### AIM OF THE TASK
Output the material beneath exactly, leaving nothing out.

### RAW DATA
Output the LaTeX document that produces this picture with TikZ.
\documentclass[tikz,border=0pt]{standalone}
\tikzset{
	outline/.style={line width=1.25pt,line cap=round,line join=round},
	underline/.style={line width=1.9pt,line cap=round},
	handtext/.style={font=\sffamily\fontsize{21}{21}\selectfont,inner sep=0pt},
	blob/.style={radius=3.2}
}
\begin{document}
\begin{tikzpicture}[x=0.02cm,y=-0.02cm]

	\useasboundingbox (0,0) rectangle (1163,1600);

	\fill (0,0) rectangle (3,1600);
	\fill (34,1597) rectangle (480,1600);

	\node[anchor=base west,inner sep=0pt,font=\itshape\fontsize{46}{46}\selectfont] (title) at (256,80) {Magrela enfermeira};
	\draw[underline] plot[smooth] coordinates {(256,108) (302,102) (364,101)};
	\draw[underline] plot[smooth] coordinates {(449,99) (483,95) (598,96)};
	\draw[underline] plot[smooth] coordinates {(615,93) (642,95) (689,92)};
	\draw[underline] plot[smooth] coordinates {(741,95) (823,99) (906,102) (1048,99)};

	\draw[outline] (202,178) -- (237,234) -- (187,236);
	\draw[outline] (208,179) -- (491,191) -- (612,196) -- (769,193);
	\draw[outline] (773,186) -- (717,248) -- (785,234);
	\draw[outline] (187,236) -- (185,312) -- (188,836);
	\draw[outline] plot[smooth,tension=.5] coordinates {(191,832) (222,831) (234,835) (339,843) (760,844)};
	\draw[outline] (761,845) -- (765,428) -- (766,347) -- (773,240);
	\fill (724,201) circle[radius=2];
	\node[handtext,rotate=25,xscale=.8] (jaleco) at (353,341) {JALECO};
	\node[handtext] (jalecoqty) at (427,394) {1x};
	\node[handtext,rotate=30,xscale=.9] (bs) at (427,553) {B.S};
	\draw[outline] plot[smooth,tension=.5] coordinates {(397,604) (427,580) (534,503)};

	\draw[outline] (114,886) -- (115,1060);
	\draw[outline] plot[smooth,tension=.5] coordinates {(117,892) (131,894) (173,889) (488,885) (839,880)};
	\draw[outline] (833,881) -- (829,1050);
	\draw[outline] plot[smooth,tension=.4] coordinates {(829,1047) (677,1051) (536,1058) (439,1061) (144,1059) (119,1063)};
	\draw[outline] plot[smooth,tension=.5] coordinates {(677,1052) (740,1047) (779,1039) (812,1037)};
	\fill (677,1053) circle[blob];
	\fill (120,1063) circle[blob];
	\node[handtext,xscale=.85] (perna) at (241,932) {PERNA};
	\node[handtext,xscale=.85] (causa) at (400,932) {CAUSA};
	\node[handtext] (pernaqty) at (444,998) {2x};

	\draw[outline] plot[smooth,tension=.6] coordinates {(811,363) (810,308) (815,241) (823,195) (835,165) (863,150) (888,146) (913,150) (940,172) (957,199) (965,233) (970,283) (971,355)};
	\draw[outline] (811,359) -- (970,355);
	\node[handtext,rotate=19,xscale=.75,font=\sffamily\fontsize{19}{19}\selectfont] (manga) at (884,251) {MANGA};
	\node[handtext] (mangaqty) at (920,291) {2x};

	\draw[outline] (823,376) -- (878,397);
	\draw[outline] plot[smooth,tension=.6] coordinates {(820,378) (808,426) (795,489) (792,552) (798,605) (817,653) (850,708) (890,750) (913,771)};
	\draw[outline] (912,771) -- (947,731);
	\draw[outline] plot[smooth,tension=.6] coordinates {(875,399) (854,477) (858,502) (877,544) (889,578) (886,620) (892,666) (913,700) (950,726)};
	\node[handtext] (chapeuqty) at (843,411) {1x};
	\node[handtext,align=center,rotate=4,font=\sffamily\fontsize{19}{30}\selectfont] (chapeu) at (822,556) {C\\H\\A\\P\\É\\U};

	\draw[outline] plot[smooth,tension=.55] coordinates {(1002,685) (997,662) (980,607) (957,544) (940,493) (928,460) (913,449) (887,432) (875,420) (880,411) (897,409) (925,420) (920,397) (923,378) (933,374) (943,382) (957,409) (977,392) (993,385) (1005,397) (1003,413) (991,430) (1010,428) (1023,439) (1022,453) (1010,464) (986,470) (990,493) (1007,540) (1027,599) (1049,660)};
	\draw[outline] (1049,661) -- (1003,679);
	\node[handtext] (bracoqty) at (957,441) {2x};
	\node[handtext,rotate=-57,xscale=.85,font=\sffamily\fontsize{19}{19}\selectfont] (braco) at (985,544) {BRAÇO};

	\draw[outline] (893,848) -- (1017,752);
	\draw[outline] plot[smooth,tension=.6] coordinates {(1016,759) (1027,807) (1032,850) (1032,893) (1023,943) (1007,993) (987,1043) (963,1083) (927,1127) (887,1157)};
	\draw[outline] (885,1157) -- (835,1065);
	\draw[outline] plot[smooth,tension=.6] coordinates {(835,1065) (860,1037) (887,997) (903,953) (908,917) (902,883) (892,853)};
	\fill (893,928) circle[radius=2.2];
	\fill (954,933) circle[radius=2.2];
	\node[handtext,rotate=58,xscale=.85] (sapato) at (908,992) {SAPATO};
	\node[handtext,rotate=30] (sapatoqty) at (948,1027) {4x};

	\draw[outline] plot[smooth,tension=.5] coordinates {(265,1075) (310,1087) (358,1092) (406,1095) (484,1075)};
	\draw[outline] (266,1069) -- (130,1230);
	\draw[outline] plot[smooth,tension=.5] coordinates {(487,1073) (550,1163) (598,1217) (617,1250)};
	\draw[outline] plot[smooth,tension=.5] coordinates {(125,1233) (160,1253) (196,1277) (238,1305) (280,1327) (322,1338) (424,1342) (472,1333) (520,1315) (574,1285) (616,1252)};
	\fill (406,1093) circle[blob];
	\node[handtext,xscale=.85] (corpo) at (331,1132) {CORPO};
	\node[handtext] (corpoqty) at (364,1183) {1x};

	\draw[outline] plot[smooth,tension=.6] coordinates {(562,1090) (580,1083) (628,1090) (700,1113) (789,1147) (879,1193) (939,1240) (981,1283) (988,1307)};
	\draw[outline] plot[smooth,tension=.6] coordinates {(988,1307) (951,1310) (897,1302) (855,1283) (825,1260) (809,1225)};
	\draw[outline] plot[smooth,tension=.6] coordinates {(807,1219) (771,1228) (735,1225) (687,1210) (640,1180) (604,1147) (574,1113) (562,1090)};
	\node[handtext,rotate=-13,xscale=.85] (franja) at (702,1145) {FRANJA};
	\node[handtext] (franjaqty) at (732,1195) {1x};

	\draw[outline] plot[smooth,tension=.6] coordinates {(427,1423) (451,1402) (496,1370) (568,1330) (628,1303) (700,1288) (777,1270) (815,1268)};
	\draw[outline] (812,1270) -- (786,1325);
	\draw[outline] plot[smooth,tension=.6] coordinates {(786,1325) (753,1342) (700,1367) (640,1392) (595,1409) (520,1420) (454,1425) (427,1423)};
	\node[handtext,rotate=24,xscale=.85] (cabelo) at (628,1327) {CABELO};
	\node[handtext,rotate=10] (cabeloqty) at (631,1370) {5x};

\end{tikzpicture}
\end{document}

### ANSWER TO THIS EXERCISE
Output the LaTeX document that produces this picture with TikZ.
\documentclass[tikz,border=0pt]{standalone}
\tikzset{
	outline/.style={line width=1.25pt,line cap=round,line join=round},
	underline/.style={line width=1.9pt,line cap=round},
	handtext/.style={font=\sffamily\fontsize{21}{21}\selectfont,inner sep=0pt},
	blob/.style={radius=3.2}
}
\begin{document}
\begin{tikzpicture}[x=0.02cm,y=-0.02cm]

	\useasboundingbox (0,0) rectangle (1163,1600);

	\fill (0,0) rectangle (3,1600);
	\fill (34,1597) rectangle (480,1600);

	\node[anchor=base west,inner sep=0pt,font=\itshape\fontsize{46}{46}\selectfont] (title) at (256,80) {Magrela enfermeira};
	\draw[underline] plot[smooth] coordinates {(256,108) (302,102) (364,101)};
	\draw[underline] plot[smooth] coordinates {(449,99) (483,95) (598,96)};
	\draw[underline] plot[smooth] coordinates {(615,93) (642,95) (689,92)};
	\draw[underline] plot[smooth] coordinates {(741,95) (823,99) (906,102) (1048,99)};

	\draw[outline] (202,178) -- (237,234) -- (187,236);
	\draw[outline] (208,179) -- (491,191) -- (612,196) -- (769,193);
	\draw[outline] (773,186) -- (717,248) -- (785,234);
	\draw[outline] (187,236) -- (185,312) -- (188,836);
	\draw[outline] plot[smooth,tension=.5] coordinates {(191,832) (222,831) (234,835) (339,843) (760,844)};
	\draw[outline] (761,845) -- (765,428) -- (766,347) -- (773,240);
	\fill (724,201) circle[radius=2];
	\node[handtext,rotate=25,xscale=.8] (jaleco) at (353,341) {JALECO};
	\node[handtext] (jalecoqty) at (427,394) {1x};
	\node[handtext,rotate=30,xscale=.9] (bs) at (427,553) {B.S};
	\draw[outline] plot[smooth,tension=.5] coordinates {(397,604) (427,580) (534,503)};

	\draw[outline] (114,886) -- (115,1060);
	\draw[outline] plot[smooth,tension=.5] coordinates {(117,892) (131,894) (173,889) (488,885) (839,880)};
	\draw[outline] (833,881) -- (829,1050);
	\draw[outline] plot[smooth,tension=.4] coordinates {(829,1047) (677,1051) (536,1058) (439,1061) (144,1059) (119,1063)};
	\draw[outline] plot[smooth,tension=.5] coordinates {(677,1052) (740,1047) (779,1039) (812,1037)};
	\fill (677,1053) circle[blob];
	\fill (120,1063) circle[blob];
	\node[handtext,xscale=.85] (perna) at (241,932) {PERNA};
	\node[handtext,xscale=.85] (causa) at (400,932) {CAUSA};
	\node[handtext] (pernaqty) at (444,998) {2x};

	\draw[outline] plot[smooth,tension=.6] coordinates {(811,363) (810,308) (815,241) (823,195) (835,165) (863,150) (888,146) (913,150) (940,172) (957,199) (965,233) (970,283) (971,355)};
	\draw[outline] (811,359) -- (970,355);
	\node[handtext,rotate=19,xscale=.75,font=\sffamily\fontsize{19}{19}\selectfont] (manga) at (884,251) {MANGA};
	\node[handtext] (mangaqty) at (920,291) {2x};

	\draw[outline] (823,376) -- (878,397);
	\draw[outline] plot[smooth,tension=.6] coordinates {(820,378) (808,426) (795,489) (792,552) (798,605) (817,653) (850,708) (890,750) (913,771)};
	\draw[outline] (912,771) -- (947,731);
	\draw[outline] plot[smooth,tension=.6] coordinates {(875,399) (854,477) (858,502) (877,544) (889,578) (886,620) (892,666) (913,700) (950,726)};
	\node[handtext] (chapeuqty) at (843,411) {1x};
	\node[handtext,align=center,rotate=4,font=\sffamily\fontsize{19}{30}\selectfont] (chapeu) at (822,556) {C\\H\\A\\P\\É\\U};

	\draw[outline] plot[smooth,tension=.55] coordinates {(1002,685) (997,662) (980,607) (957,544) (940,493) (928,460) (913,449) (887,432) (875,420) (880,411) (897,409) (925,420) (920,397) (923,378) (933,374) (943,382) (957,409) (977,392) (993,385) (1005,397) (1003,413) (991,430) (1010,428) (1023,439) (1022,453) (1010,464) (986,470) (990,493) (1007,540) (1027,599) (1049,660)};
	\draw[outline] (1049,661) -- (1003,679);
	\node[handtext] (bracoqty) at (957,441) {2x};
	\node[handtext,rotate=-57,xscale=.85,font=\sffamily\fontsize{19}{19}\selectfont] (braco) at (985,544) {BRAÇO};

	\draw[outline] (893,848) -- (1017,752);
	\draw[outline] plot[smooth,tension=.6] coordinates {(1016,759) (1027,807) (1032,850) (1032,893) (1023,943) (1007,993) (987,1043) (963,1083) (927,1127) (887,1157)};
	\draw[outline] (885,1157) -- (835,1065);
	\draw[outline] plot[smooth,tension=.6] coordinates {(835,1065) (860,1037) (887,997) (903,953) (908,917) (902,883) (892,853)};
	\fill (893,928) circle[radius=2.2];
	\fill (954,933) circle[radius=2.2];
	\node[handtext,rotate=58,xscale=.85] (sapato) at (908,992) {SAPATO};
	\node[handtext,rotate=30] (sapatoqty) at (948,1027) {4x};

	\draw[outline] plot[smooth,tension=.5] coordinates {(265,1075) (310,1087) (358,1092) (406,1095) (484,1075)};
	\draw[outline] (266,1069) -- (130,1230);
	\draw[outline] plot[smooth,tension=.5] coordinates {(487,1073) (550,1163) (598,1217) (617,1250)};
	\draw[outline] plot[smooth,tension=.5] coordinates {(125,1233) (160,1253) (196,1277) (238,1305) (280,1327) (322,1338) (424,1342) (472,1333) (520,1315) (574,1285) (616,1252)};
	\fill (406,1093) circle[blob];
	\node[handtext,xscale=.85] (corpo) at (331,1132) {CORPO};
	\node[handtext] (corpoqty) at (364,1183) {1x};

	\draw[outline] plot[smooth,tension=.6] coordinates {(562,1090) (580,1083) (628,1090) (700,1113) (789,1147) (879,1193) (939,1240) (981,1283) (988,1307)};
	\draw[outline] plot[smooth,tension=.6] coordinates {(988,1307) (951,1310) (897,1302) (855,1283) (825,1260) (809,1225)};
	\draw[outline] plot[smooth,tension=.6] coordinates {(807,1219) (771,1228) (735,1225) (687,1210) (640,1180) (604,1147) (574,1113) (562,1090)};
	\node[handtext,rotate=-13,xscale=.85] (franja) at (702,1145) {FRANJA};
	\node[handtext] (franjaqty) at (732,1195) {1x};

	\draw[outline] plot[smooth,tension=.6] coordinates {(427,1423) (451,1402) (496,1370) (568,1330) (628,1303) (700,1288) (777,1270) (815,1268)};
	\draw[outline] (812,1270) -- (786,1325);
	\draw[outline] plot[smooth,tension=.6] coordinates {(786,1325) (753,1342) (700,1367) (640,1392) (595,1409) (520,1420) (454,1425) (427,1423)};
	\node[handtext,rotate=24,xscale=.85] (cabelo) at (628,1327) {CABELO};
	\node[handtext,rotate=10] (cabeloqty) at (631,1370) {5x};

\end{tikzpicture}
\end{document}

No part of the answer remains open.